Combat units can be built according to the player's specifications. There are three generic chassis, each of which can be equipped with one of eleven different weapon turrets; half of these are available to each faction. There are also miniature robots available to Plymouth that have several useful roles in combat. The technology for each chassis and weapon type must first be researched before it becomes available as an option.

Research happens in three specific buildings. The Basic Lab is only encountered in the campaign to rebuild the databases lost
during the evacuation. Next is the Standard Lab which mostly features research enabling new buildings as well as upgrades to buildings, units and the colony. Finally, the Advanced lab allows research on further advantages for your colony, most of the weapons program and a space program to build your spaceship.

===Game modes===

In a Campaign game, the player can play through 24 scripted missions, 12 for each colony. These missions challenge the player to maintain population levels, collect resources, construct kits and vehicles, and perform research, all within a strict time limit, to keep moving the colony away from either the advancing blight or lava flows. If the player fails to make these preparations on time, the blight and/or lava flows will engulf the colony and destroy it. The exact requirements vary between missions and difficulty levels. If enemies are present, the player must also allocate resources to defense, adding to the overall challenge. Later on, relating to the storyline, other missions or objectives must be accomplished such as salvaging parts of the original Conestoga to rescuing scientists and stealing the Genebank from the other faction.

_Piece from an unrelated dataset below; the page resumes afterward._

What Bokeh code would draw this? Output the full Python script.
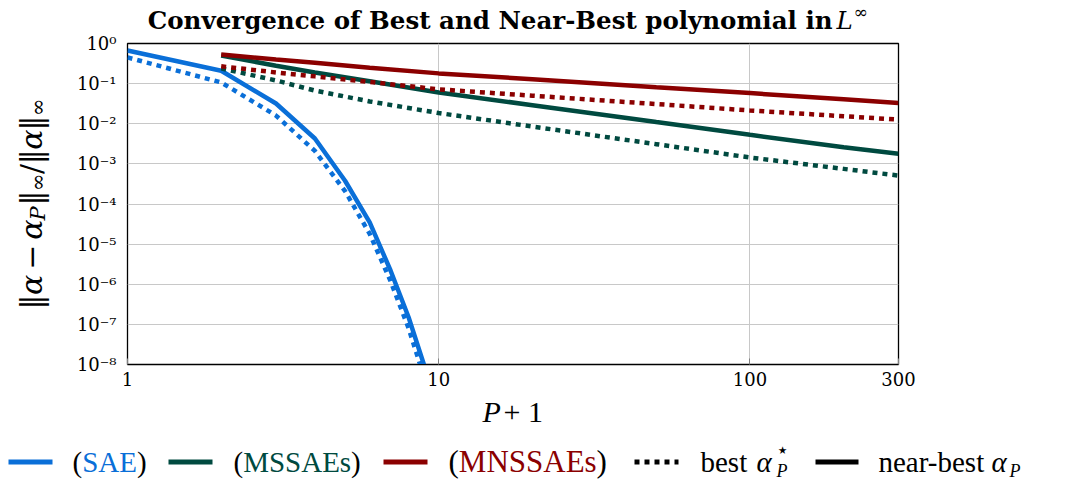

In a Colony game, the player plays a single long-term scenario with broad objectives, and usually no time limit. Four scenarios are included in the game, with a 5th having been released later on. Fan-created colony games can also be downloaded from various locations on the internet.

In a Multiplayer game, two to six human players play against each other, either in a straightforward military confrontation, a race towards a predefined objective, or a race to accumulate resources within a time limit. Multiplayer games can be played over a local area network or the Internet; however, since the Sierra Internet Gaming System (SIGS) stopped supporting online play for Outpost 2, the most common avenue of playing online is through virtual networks such as Hamachi.